Behaviors of the long penetration mode with a hot counterflowing jet

Abstract

When an aircraft flies at hypersonic speeds, a large aerodynamic drag and a significant amount of aerodynamic heat are generated around it. As an active flow control technology, counterflowing jets can effectively reduce the drag and heat flux and have therefore attracted broad attentions. However, the oscillation problem that accompanies counterflowing jets remains to be studied further. The present study aims to investigate the oscillation properties of the flow around a hypersonic vehicle with a hot counterflowing jet using a numerical solver with a single-temperature multi-component chemical reaction model. A hypersonic hemispherical-nosed is selected and the solver is developed on the OpenFoam platform. The drag reduction efficiency, the flow field structure, and the flow instability characteristics for different jet temperatures are discussed in detail. It is found that a high-temperature jet can reduce the amplitude of the drag force significantly and even suppress the flow oscillation, and the drag reduction efficiency per unit mass increases with the jet temperature.

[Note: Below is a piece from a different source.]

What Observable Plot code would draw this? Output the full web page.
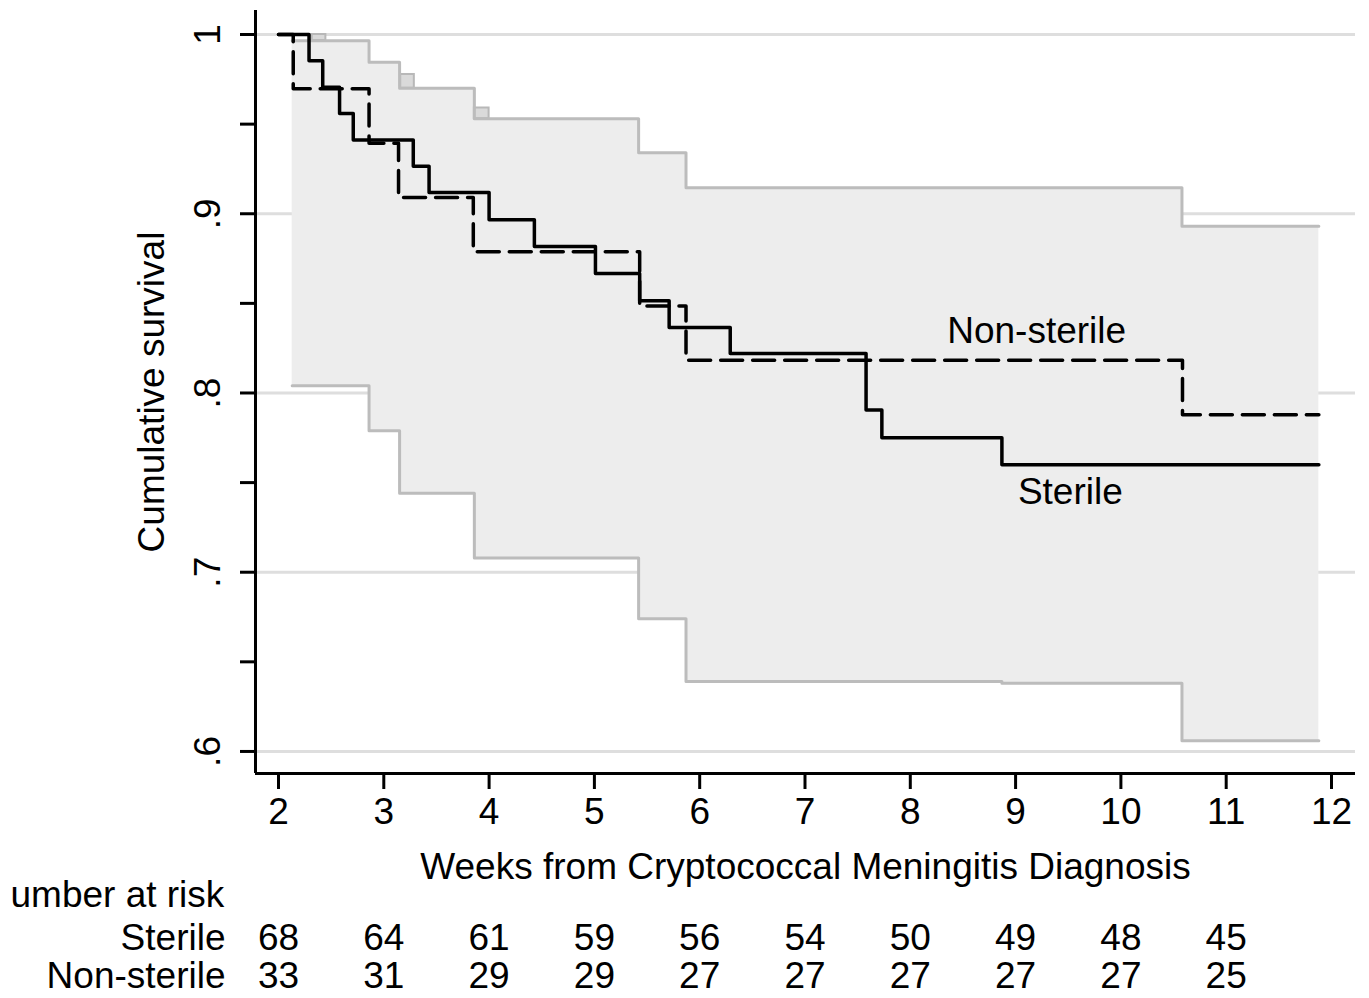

For the same efficiency, a high-temperature jet has a smaller mass flow rate which may reduce the load of flight and lead to savings in space and cost. Therefore, within the allowable range of heat flux, increasing the jet temperature might be a more effective method for reducing drag and stabilizing the flow field than increasing the jet pressure ratio as usually thought. It is hoped that the present results serve to advance the application and the development of hypersonic counterflowing jet technology.